■ **GOAL OF THE EXERCISE**
Please transcribe the listing below in full and word for word, without its pictures.

■ **DATA EXCERPT**
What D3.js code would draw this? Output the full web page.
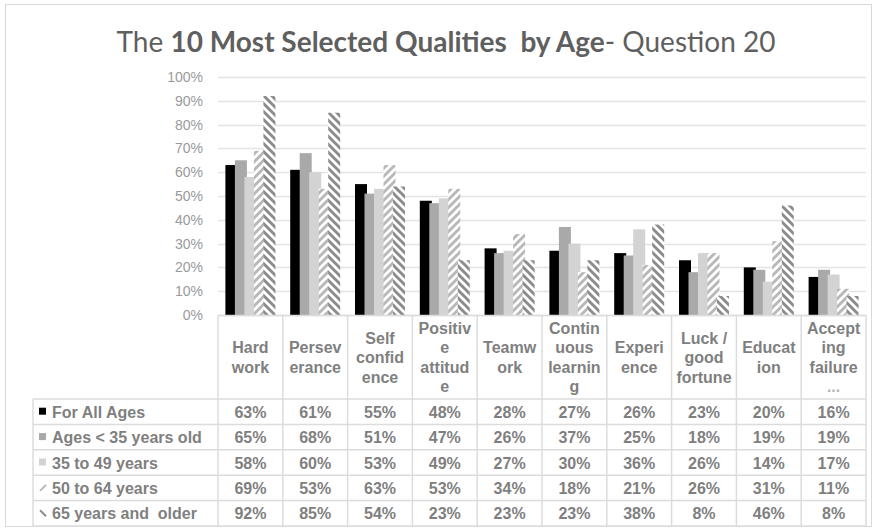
<!DOCTYPE html>
<html>
<head>
<meta charset="utf-8">
<script src="https://cdn.jsdelivr.net/npm/d3@7"></script>
<style>
  html, body { margin: 0; padding: 0; background: #fff; }
  svg text { white-space: pre; }
</style>
</head>
<body>
<svg id="chart" width="875" height="530"></svg>
<script>
// Qualities (column headers are wrapped the way the data table shows them)
const categories = ["Hard work", "Perseverance", "Self confidence", "Positive attitude", "Teamwork",
  "Continuous learning", "Experience", "Luck / good fortune", "Education", "Accepting failure"];
const headerLines = [["Hard", "work"], ["Persev", "erance"], ["Self", "confid", "ence"],
  ["Positiv", "e", "attitud", "e"], ["Teamw", "ork"], ["Contin", "uous", "learnin", "g"],
  ["Experi", "ence"], ["Luck /", "good", "fortune"], ["Educat", "ion"], ["Accept", "ing", "failure", "..."]];

// Share of respondents selecting each quality (%)
const seriesNames = ["For All Ages", "Ages < 35 years old", "35 to 49 years", "50 to 64 years", "65 years and  older"];
const forAllAges = [63, 61, 55, 48, 28, 27, 26, 23, 20, 16];
const agesUnder35 = [65, 68, 51, 47, 26, 37, 25, 18, 19, 19];
const ages35to49 = [58, 60, 53, 49, 27, 30, 36, 26, 14, 17];
const ages50to64 = [69, 53, 63, 53, 34, 18, 21, 26, 31, 11];
const ages65plus = [92, 85, 54, 23, 23, 23, 38, 8, 46, 8];
const yTicks = [0, 10, 20, 30, 40, 50, 60, 70, 80, 90, 100];

const seriesValues = [forAllAges, agesUnder35, ages35to49, ages50to64, ages65plus];

const svg = d3.select("#chart");
const defs = svg.append("defs");

// Wide diagonal hatch fills
function hatch(id, color, forward) {
  const p = defs.append("pattern").attr("id", id)
    .attr("patternUnits", "userSpaceOnUse").attr("width", 8).attr("height", 8);
  p.append("rect").attr("width", 8).attr("height", 8).attr("fill", "#fff");
  p.append("path")
    .attr("d", forward ? "M-2,2L2,-2M0,8L8,0M6,10L10,6" : "M-2,6L2,10M0,0L8,8M6,-2L10,2")
    .attr("stroke", color).attr("stroke-width", 2.9).attr("fill", "none");
}
hatch("hatchUp", "#b8b8b8", true);
hatch("hatchDown", "#8c8c8c", false);

const fills = ["#000000", "#a9a9a9", "#d3d3d3", "url(#hatchUp)", "url(#hatchDown)"];

// Outer frame
svg.append("rect").attr("x", 5.5).attr("y", 4.5).attr("width", 866).attr("height", 522)
  .attr("fill", "#fff").attr("stroke", "#d9d9d9");

// Title
const title = svg.append("text").attr("x", 446).attr("y", 52).attr("text-anchor", "middle")
  .attr("font-family", "Lato, 'Open Sans', sans-serif").attr("font-size", 28).attr("fill", "#5f5f5f");
title.append("tspan").text("The ");
title.append("tspan").attr("font-weight", "bold").text("10 Most Selected Qualities  by Age");
title.append("tspan").text("- Question 20");

// Scales
const x = d3.scaleBand().domain(categories).range([218, 866]).paddingInner(0).paddingOuter(0);
const y = d3.scaleLinear().domain([0, 100]).range([315, 77]);

// Gridlines
svg.append("g").selectAll("line").data(yTicks).join("line")
  .attr("x1", 218).attr("x2", 866)
  .attr("y1", d => Math.round(y(d)) + 0.5).attr("y2", d => Math.round(y(d)) + 0.5)
  .attr("stroke", "#e3e3e3").attr("stroke-width", 1.5);

// Y axis labels
const yAxis = d3.axisLeft(y).tickValues(yTicks).tickFormat(d => d + "%").tickSize(0).tickPadding(0);
const gy = svg.append("g").attr("transform", "translate(203,0)").call(yAxis);
gy.select(".domain").remove();
gy.selectAll("text").attr("font-family", "'Liberation Sans', Arial, sans-serif")
  .attr("font-size", 14).attr("fill", "#9a9a9a");

// Bars: overlapping clusters, later series drawn over earlier ones
const barW = 12, step = 9.5;
const groupW = barW + step * (seriesValues.length - 1);
const inner = d3.scaleLinear().domain([0, 1]).range([0, step]);
seriesValues.forEach((vals, si) => {
  svg.append("g").selectAll("rect").data(vals).join("rect")
    .attr("x", (d, i) => x(categories[i]) + (x.bandwidth() - groupW) / 2 + inner(si))
    .attr("y", d => y(d))
    .attr("width", barW)
    .attr("height", d => y(0) - y(d))
    .attr("fill", fills[si]);
});

// Data table
const tableTop = 315, headerBottom = 399, rowH = 25.4, legendLeft = 33, right = 866;
const lineColor = "#dcdcdc";
const tbl = svg.append("g");
const tFont = "'Liberation Sans', Arial, sans-serif";
const tColor = "#7f7f7f";

// Horizontal rules
const rowEdges = d3.range(seriesNames.length + 1).map(i => headerBottom + i * rowH);
tbl.selectAll("line.h").data(rowEdges).join("line").attr("class", "h")
  .attr("x1", legendLeft).attr("x2", right)
  .attr("y1", d => d).attr("y2", d => d).attr("stroke", lineColor).attr("stroke-width", 1.5);
tbl.append("line").attr("x1", 218).attr("x2", right).attr("y1", tableTop + 0.5).attr("y2", tableTop + 0.5)
  .attr("stroke", lineColor).attr("stroke-width", 1.5);

// Vertical rules
const colEdges = categories.map(c => x(c)).concat([x.range()[1]]);
tbl.selectAll("line.v").data(colEdges).join("line").attr("class", "v")
  .attr("x1", d => d).attr("x2", d => d).attr("y1", tableTop).attr("y2", rowEdges[rowEdges.length - 1])
  .attr("stroke", lineColor).attr("stroke-width", 1.5);
tbl.append("line").attr("x1", legendLeft).attr("x2", legendLeft)
  .attr("y1", headerBottom).attr("y2", rowEdges[rowEdges.length - 1])
  .attr("stroke", lineColor).attr("stroke-width", 1.5);

// Column headers
const lineGap = 19.5;
headerLines.forEach((lines, i) => {
  const cx = x(categories[i]) + x.bandwidth() / 2;
  const cy = (tableTop + headerBottom) / 2 + 6;
  const t = tbl.append("text").attr("text-anchor", "middle")
    .attr("font-family", tFont).attr("font-weight", "bold").attr("font-size", 16).attr("fill", tColor);
  lines.forEach((ln, k) => {
    t.append("tspan").attr("x", cx).attr("y", cy + (k - (lines.length - 1) / 2) * lineGap)
      .attr("fill", ln === "..." ? "#b5b5b5" : tColor).text(ln);
  });
});

// Rows: legend key, series name, values
seriesNames.forEach((name, si) => {
  const cy = rowEdges[si] + rowH / 2;
  if (si < 3) {
    tbl.append("rect").attr("x", 39).attr("y", cy - 4).attr("width", 7).attr("height", 7).attr("fill", fills[si]);
  } else {
    tbl.append("line").attr("x1", 40).attr("x2", 46)
      .attr("y1", si === 3 ? cy + 3 : cy - 3).attr("y2", si === 3 ? cy - 3 : cy + 3)
      .attr("stroke", si === 3 ? "#b8b8b8" : "#8c8c8c").attr("stroke-width", 2);
  }
  tbl.append("text").attr("x", 52).attr("y", cy + 6)
    .attr("font-family", tFont).attr("font-weight", "bold").attr("font-size", 16).attr("fill", tColor)
    .text(name);
  tbl.append("g").selectAll("text").data(seriesValues[si]).join("text")
    .attr("x", (d, i) => x(categories[i]) + x.bandwidth() / 2).attr("y", cy + 6)
    .attr("text-anchor", "middle")
    .attr("font-family", tFont).attr("font-weight", "bold").attr("font-size", 16).attr("fill", tColor)
    .text(d => d + "%");
});
</script>
</body>
</html>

■ **RESULT FOR THIS EXERCISE**
What D3.js code would draw this? Output the full web page.
<!DOCTYPE html>
<html>
<head>
<meta charset="utf-8">
<script src="https://cdn.jsdelivr.net/npm/d3@7"></script>
<style>
  html, body { margin: 0; padding: 0; background: #fff; }
  svg text { white-space: pre; }
</style>
</head>
<body>
<svg id="chart" width="875" height="530"></svg>
<script>
// Qualities (column headers are wrapped the way the data table shows them)
const categories = ["Hard work", "Perseverance", "Self confidence", "Positive attitude", "Teamwork",
  "Continuous learning", "Experience", "Luck / good fortune", "Education", "Accepting failure"];
const headerLines = [["Hard", "work"], ["Persev", "erance"], ["Self", "confid", "ence"],
  ["Positiv", "e", "attitud", "e"], ["Teamw", "ork"], ["Contin", "uous", "learnin", "g"],
  ["Experi", "ence"], ["Luck /", "good", "fortune"], ["Educat", "ion"], ["Accept", "ing", "failure", "..."]];

// Share of respondents selecting each quality (%)
const seriesNames = ["For All Ages", "Ages < 35 years old", "35 to 49 years", "50 to 64 years", "65 years and  older"];
const forAllAges = [63, 61, 55, 48, 28, 27, 26, 23, 20, 16];
const agesUnder35 = [65, 68, 51, 47, 26, 37, 25, 18, 19, 19];
const ages35to49 = [58, 60, 53, 49, 27, 30, 36, 26, 14, 17];
const ages50to64 = [69, 53, 63, 53, 34, 18, 21, 26, 31, 11];
const ages65plus = [92, 85, 54, 23, 23, 23, 38, 8, 46, 8];
const yTicks = [0, 10, 20, 30, 40, 50, 60, 70, 80, 90, 100];

const seriesValues = [forAllAges, agesUnder35, ages35to49, ages50to64, ages65plus];

const svg = d3.select("#chart");
const defs = svg.append("defs");

// Wide diagonal hatch fills
function hatch(id, color, forward) {
  const p = defs.append("pattern").attr("id", id)
    .attr("patternUnits", "userSpaceOnUse").attr("width", 8).attr("height", 8);
  p.append("rect").attr("width", 8).attr("height", 8).attr("fill", "#fff");
  p.append("path")
    .attr("d", forward ? "M-2,2L2,-2M0,8L8,0M6,10L10,6" : "M-2,6L2,10M0,0L8,8M6,-2L10,2")
    .attr("stroke", color).attr("stroke-width", 2.9).attr("fill", "none");
}
hatch("hatchUp", "#b8b8b8", true);
hatch("hatchDown", "#8c8c8c", false);

const fills = ["#000000", "#a9a9a9", "#d3d3d3", "url(#hatchUp)", "url(#hatchDown)"];

// Outer frame
svg.append("rect").attr("x", 5.5).attr("y", 4.5).attr("width", 866).attr("height", 522)
  .attr("fill", "#fff").attr("stroke", "#d9d9d9");

// Title
const title = svg.append("text").attr("x", 446).attr("y", 52).attr("text-anchor", "middle")
  .attr("font-family", "Lato, 'Open Sans', sans-serif").attr("font-size", 28).attr("fill", "#5f5f5f");
title.append("tspan").text("The ");
title.append("tspan").attr("font-weight", "bold").text("10 Most Selected Qualities  by Age");
title.append("tspan").text("- Question 20");

// Scales
const x = d3.scaleBand().domain(categories).range([218, 866]).paddingInner(0).paddingOuter(0);
const y = d3.scaleLinear().domain([0, 100]).range([315, 77]);

// Gridlines
svg.append("g").selectAll("line").data(yTicks).join("line")
  .attr("x1", 218).attr("x2", 866)
  .attr("y1", d => Math.round(y(d)) + 0.5).attr("y2", d => Math.round(y(d)) + 0.5)
  .attr("stroke", "#e3e3e3").attr("stroke-width", 1.5);

// Y axis labels
const yAxis = d3.axisLeft(y).tickValues(yTicks).tickFormat(d => d + "%").tickSize(0).tickPadding(0);
const gy = svg.append("g").attr("transform", "translate(203,0)").call(yAxis);
gy.select(".domain").remove();
gy.selectAll("text").attr("font-family", "'Liberation Sans', Arial, sans-serif")
  .attr("font-size", 14).attr("fill", "#9a9a9a");

// Bars: overlapping clusters, later series drawn over earlier ones
const barW = 12, step = 9.5;
const groupW = barW + step * (seriesValues.length - 1);
const inner = d3.scaleLinear().domain([0, 1]).range([0, step]);
seriesValues.forEach((vals, si) => {
  svg.append("g").selectAll("rect").data(vals).join("rect")
    .attr("x", (d, i) => x(categories[i]) + (x.bandwidth() - groupW) / 2 + inner(si))
    .attr("y", d => y(d))
    .attr("width", barW)
    .attr("height", d => y(0) - y(d))
    .attr("fill", fills[si]);
});

// Data table
const tableTop = 315, headerBottom = 399, rowH = 25.4, legendLeft = 33, right = 866;
const lineColor = "#dcdcdc";
const tbl = svg.append("g");
const tFont = "'Liberation Sans', Arial, sans-serif";
const tColor = "#7f7f7f";

// Horizontal rules
const rowEdges = d3.range(seriesNames.length + 1).map(i => headerBottom + i * rowH);
tbl.selectAll("line.h").data(rowEdges).join("line").attr("class", "h")
  .attr("x1", legendLeft).attr("x2", right)
  .attr("y1", d => d).attr("y2", d => d).attr("stroke", lineColor).attr("stroke-width", 1.5);
tbl.append("line").attr("x1", 218).attr("x2", right).attr("y1", tableTop + 0.5).attr("y2", tableTop + 0.5)
  .attr("stroke", lineColor).attr("stroke-width", 1.5);

// Vertical rules
const colEdges = categories.map(c => x(c)).concat([x.range()[1]]);
tbl.selectAll("line.v").data(colEdges).join("line").attr("class", "v")
  .attr("x1", d => d).attr("x2", d => d).attr("y1", tableTop).attr("y2", rowEdges[rowEdges.length - 1])
  .attr("stroke", lineColor).attr("stroke-width", 1.5);
tbl.append("line").attr("x1", legendLeft).attr("x2", legendLeft)
  .attr("y1", headerBottom).attr("y2", rowEdges[rowEdges.length - 1])
  .attr("stroke", lineColor).attr("stroke-width", 1.5);

// Column headers
const lineGap = 19.5;
headerLines.forEach((lines, i) => {
  const cx = x(categories[i]) + x.bandwidth() / 2;
  const cy = (tableTop + headerBottom) / 2 + 6;
  const t = tbl.append("text").attr("text-anchor", "middle")
    .attr("font-family", tFont).attr("font-weight", "bold").attr("font-size", 16).attr("fill", tColor);
  lines.forEach((ln, k) => {
    t.append("tspan").attr("x", cx).attr("y", cy + (k - (lines.length - 1) / 2) * lineGap)
      .attr("fill", ln === "..." ? "#b5b5b5" : tColor).text(ln);
  });
});

// Rows: legend key, series name, values
seriesNames.forEach((name, si) => {
  const cy = rowEdges[si] + rowH / 2;
  if (si < 3) {
    tbl.append("rect").attr("x", 39).attr("y", cy - 4).attr("width", 7).attr("height", 7).attr("fill", fills[si]);
  } else {
    tbl.append("line").attr("x1", 40).attr("x2", 46)
      .attr("y1", si === 3 ? cy + 3 : cy - 3).attr("y2", si === 3 ? cy - 3 : cy + 3)
      .attr("stroke", si === 3 ? "#b8b8b8" : "#8c8c8c").attr("stroke-width", 2);
  }
  tbl.append("text").attr("x", 52).attr("y", cy + 6)
    .attr("font-family", tFont).attr("font-weight", "bold").attr("font-size", 16).attr("fill", tColor)
    .text(name);
  tbl.append("g").selectAll("text").data(seriesValues[si]).join("text")
    .attr("x", (d, i) => x(categories[i]) + x.bandwidth() / 2).attr("y", cy + 6)
    .attr("text-anchor", "middle")
    .attr("font-family", tFont).attr("font-weight", "bold").attr("font-size", 16).attr("fill", tColor)
    .text(d => d + "%");
});
</script>
</body>
</html>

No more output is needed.